Extreme floods in Europe: going beyond observations using reforecast ensemble pooling

Abstract

Abstract. Assessing the rarity and magnitude of very extreme flood events occurring less than twice a century is challenging due to the lack of observations of such rare events. Here we develop a new approach, pooling reforecast ensemble members from the European Flood Awareness System (EFAS), to increase the sample size available to estimate the frequency of extreme local and regional flood events. We assess the added value of such pooling, determine where in Central Europe one might expect the most extreme events, and evaluate how event severity is related to physiographic and meteorological catchment characteristics. We work with a set of 234 catchments from the Global Runoff Data Centre matched to EFAS catchments and for which the performance of simulated floods is good when compared to observed streamflow.

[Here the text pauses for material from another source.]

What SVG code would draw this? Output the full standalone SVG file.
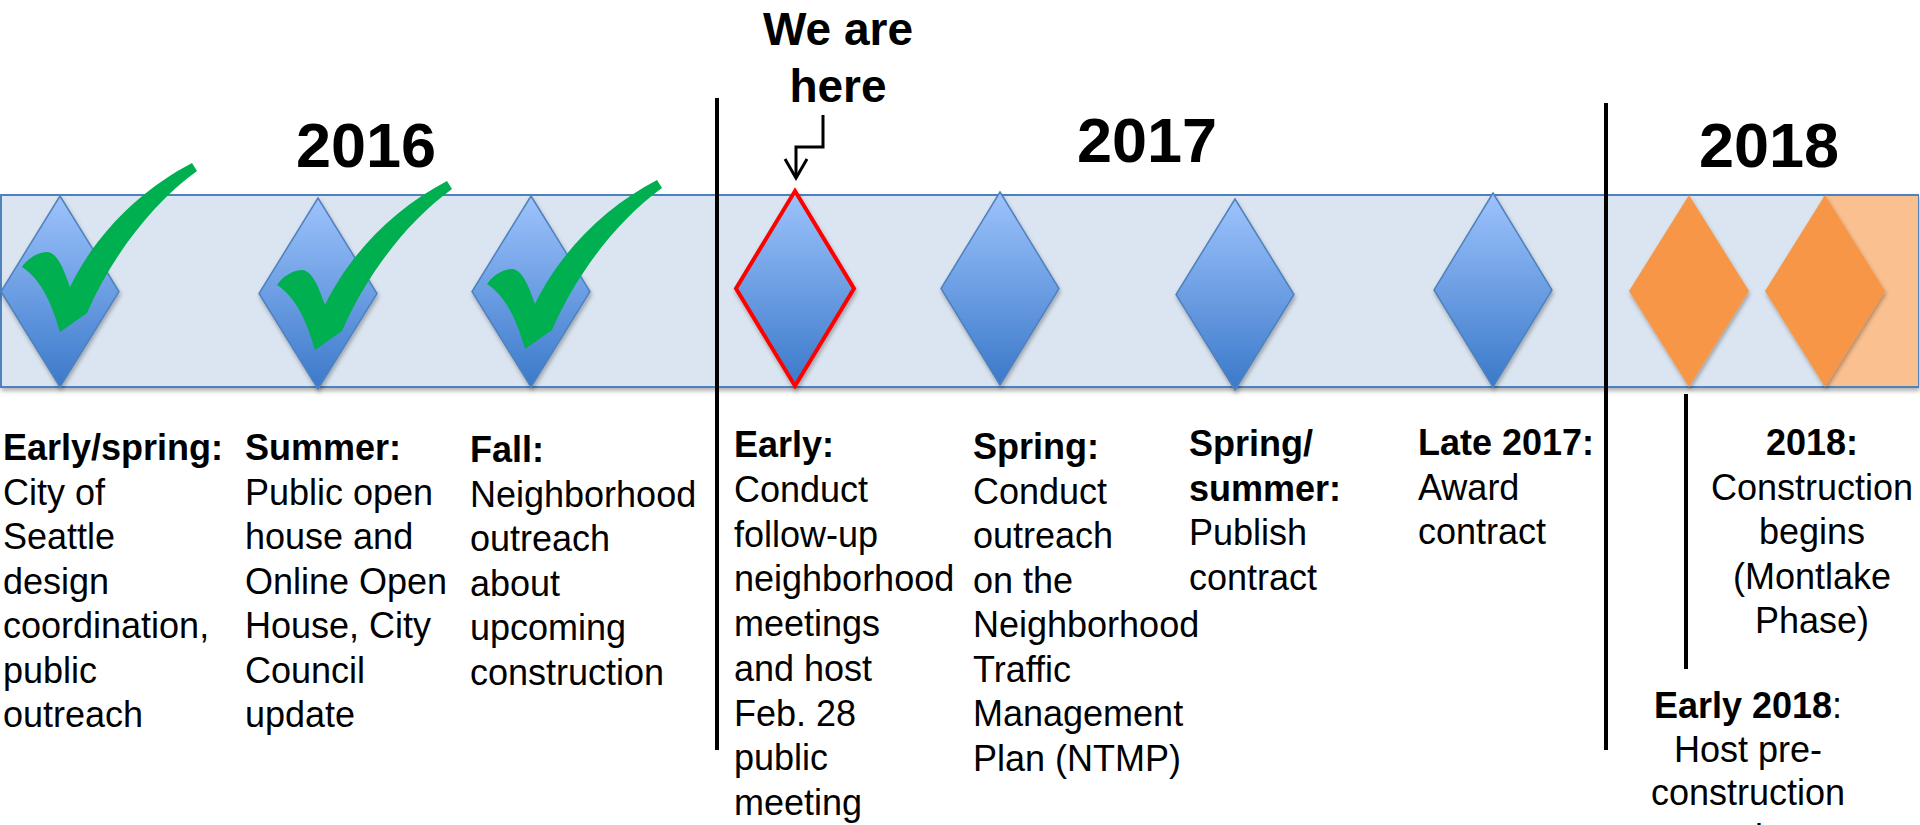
<svg xmlns="http://www.w3.org/2000/svg" width="1920" height="825" viewBox="0 0 1920 825">
<defs>
<linearGradient id="blueGrad" x1="0" y1="0" x2="0" y2="1">
<stop offset="0" stop-color="#9DC3FC"/>
<stop offset="1" stop-color="#3B79CA"/>
</linearGradient>
<filter id="shadow" x="-10%" y="-10%" width="130%" height="130%">
<feDropShadow dx="1" dy="3" stdDeviation="2" flood-color="#000" flood-opacity="0.3"/>
</filter>
<path id="check" d="M 22 267 C 28 258, 38 252, 48 252 C 58 254, 64 270, 70 287 C 95 235, 140 190, 192 163 L 197 171 C 150 205, 110 260, 87 313 L 60 332 C 52 305, 42 280, 22 267 Z"/>
<marker id="openArrow" markerWidth="24" markerHeight="26" refX="20" refY="12" orient="auto" markerUnits="userSpaceOnUse" viewBox="0 0 24 26">
<path d="M 1 1 L 20 12 L 1 23" fill="none" stroke="#000" stroke-width="3"/>
</marker>
</defs>
<style>
.band{fill:#DBE5F1;stroke:#4F81BD;stroke-width:2}
.bd{fill:url(#blueGrad);stroke:#4F81BD;stroke-width:1.5}
.od{fill:#F79646}
.chk{fill:#00B050}
.div{stroke:#000;stroke-width:4}
.t{font-family:"Liberation Sans",Arial,sans-serif;font-size:36px;fill:#000}
.b{font-weight:bold}
.yr{font-family:"Liberation Sans",Arial,sans-serif;font-size:63px;font-weight:bold;fill:#000}
.here{font-family:"Liberation Sans",Arial,sans-serif;font-size:46px;font-weight:bold;fill:#000}
</style>
<rect width="1920" height="825" fill="#fff"/>

<g id="band">
<rect class="band" x="1" y="195" width="1917" height="192" filter="url(#shadow)"/>
<rect x="1823" y="196" width="95" height="190" fill="#FAC090"/>
</g>

<g id="year-labels">
<text class="yr" x="366" y="167" text-anchor="middle">2016</text>
<text class="yr" x="1147" y="162" text-anchor="middle">2017</text>
<text class="yr" x="1769" y="167" text-anchor="middle">2018</text>
</g>

<g id="dividers">
<line class="div" x1="717" y1="98" x2="717" y2="750"/>
<line class="div" x1="1606" y1="103" x2="1606" y2="750"/>
<line class="div" x1="1686" y1="394" x2="1686" y2="669"/>
</g>

<g id="m1-early-spring-2016">
<polygon class="bd" points="60,196 119,291.5 60,387 1,291.5" filter="url(#shadow)"/>
<use href="#check" class="chk"/>
<text class="t" x="3" y="460"><tspan class="b">Early/spring:</tspan><tspan x="3" dy="44.5">City of</tspan><tspan x="3" dy="44.5">Seattle</tspan><tspan x="3" dy="44.5">design</tspan><tspan x="3" dy="44.5">coordination,</tspan><tspan x="3" dy="44.5">public</tspan><tspan x="3" dy="44.5">outreach</tspan></text>
</g>

<g id="m2-summer-2016">
<polygon class="bd" points="318,198 377,293.5 318,389 259,293.5" filter="url(#shadow)"/>
<use href="#check" class="chk" transform="translate(255,18)"/>
<text class="t" x="245" y="460"><tspan class="b">Summer:</tspan><tspan x="245" dy="44.5">Public open</tspan><tspan x="245" dy="44.5">house and</tspan><tspan x="245" dy="44.5">Online Open</tspan><tspan x="245" dy="44.5">House, City</tspan><tspan x="245" dy="44.5">Council</tspan><tspan x="245" dy="44.5">update</tspan></text>
</g>

<g id="m3-fall-2016">
<polygon class="bd" points="531,196 590,291.5 531,387 472,291.5" filter="url(#shadow)"/>
<use href="#check" class="chk" transform="translate(465,17)"/>
<text class="t" x="470" y="462"><tspan class="b">Fall:</tspan><tspan x="470" dy="44.5">Neighborhood</tspan><tspan x="470" dy="44.5">outreach</tspan><tspan x="470" dy="44.5">about</tspan><tspan x="470" dy="44.5">upcoming</tspan><tspan x="470" dy="44.5">construction</tspan></text>
</g>

<g id="m4-early-2017-current">
<polygon class="bd" points="795,191 854,288.5 795,386 736,288.5" style="stroke:#FF0000;stroke-width:4" filter="url(#shadow)"/>
<text class="here" x="838" y="45" text-anchor="middle">We are</text>
<text class="here" x="838" y="102" text-anchor="middle">here</text>
<text class="t" x="734" y="457"><tspan class="b">Early:</tspan><tspan x="734" dy="44.75">Conduct</tspan><tspan x="734" dy="44.75">follow-up</tspan><tspan x="734" dy="44.75">neighborhood</tspan><tspan x="734" dy="44.75">meetings</tspan><tspan x="734" dy="44.75">and host</tspan><tspan x="734" dy="44.75">Feb. 28</tspan><tspan x="734" dy="44.75">public</tspan><tspan x="734" dy="44.75">meeting</tspan></text>
</g>

<g id="m5-spring-2017">
<polygon class="bd" points="1000,192 1059,288.5 1000,385 941,288.5" filter="url(#shadow)"/>
<text class="t" x="973" y="459"><tspan class="b">Spring:</tspan><tspan x="973" dy="44.5">Conduct</tspan><tspan x="973" dy="44.5">outreach</tspan><tspan x="973" dy="44.5">on the</tspan><tspan x="973" dy="44.5">Neighborhood</tspan><tspan x="973" dy="44.5">Traffic</tspan><tspan x="973" dy="44.5">Management</tspan><tspan x="973" dy="44.5">Plan (NTMP)</tspan></text>
</g>

<g id="m6-spring-summer-2017">
<polygon class="bd" points="1235,199 1294,294.5 1235,390 1176,294.5" filter="url(#shadow)"/>
<text class="t" x="1189" y="456"><tspan class="b">Spring/</tspan><tspan class="b" x="1189" dy="44.5">summer:</tspan><tspan x="1189" dy="44.5">Publish</tspan><tspan x="1189" dy="44.5">contract</tspan></text>
</g>

<g id="m7-late-2017">
<polygon class="bd" points="1493,193 1552,290 1493,387 1434,290" filter="url(#shadow)"/>
<text class="t" x="1418" y="455"><tspan class="b">Late 2017:</tspan><tspan x="1418" dy="44.5">Award</tspan><tspan x="1418" dy="44.5">contract</tspan></text>
</g>

<g id="m8-early-2018">
<polygon class="od" points="1689,195 1749,291 1689,387 1629,291" filter="url(#shadow)"/>
<text class="t" x="1748" y="717.5" text-anchor="middle"><tspan class="b">Early 2018</tspan>:</text>
<text class="t" x="1748" y="762" text-anchor="middle">Host pre-</text>
<text class="t" x="1748" y="805" text-anchor="middle">construction</text>
<text class="t" x="1748" y="849.5" text-anchor="middle">meetings</text>
</g>

<g id="m9-2018-construction">
<polygon class="od" points="1825,195 1885,291 1825,387 1765,291" filter="url(#shadow)"/>
<text class="t" x="1812" y="455" text-anchor="middle"><tspan class="b">2018:</tspan><tspan x="1812" dy="44.5">Construction</tspan><tspan x="1812" dy="44.5">begins</tspan><tspan x="1812" dy="44.5">(Montlake</tspan><tspan x="1812" dy="44.5">Phase)</tspan></text>
</g>

<g id="connectors">
<polyline points="823,115 823,147 796,147 796,178" fill="none" stroke="#000" stroke-width="3" marker-end="url(#openArrow)"/>
</g>
</svg>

We pool EFAS-simulated flood events for 10 perturbed ensemble members and lead times ranging from 22 to 46 d, where flood events are only weakly dependent (<0.25 average correlation across lead times). The resulting large ensemble (130 time series instead of 1) enables the analyses of very extreme events which occur less than twice a century. We demonstrate that such ensemble pooling produces more robust estimates with considerably reduced uncertainty bounds (by ∼80 % on average) than observation-based estimates but may equally introduce biases arising from the simulated meteorology and hydrological model. Our results show that, for a given return period, specific floods are highest in steep, cold, and wet regions and are comparably low in regions with strong flow regulation through dams. Furthermore, our pooled flood estimates indicate that the probability of regional flooding is higher in Central Europe and Great Britain than in Scandinavia. We conclude that reforecast ensemble pooling is an efficient approach to increase sample size and to derive robust local and regional flood estimates in regions with good hydrological model performance.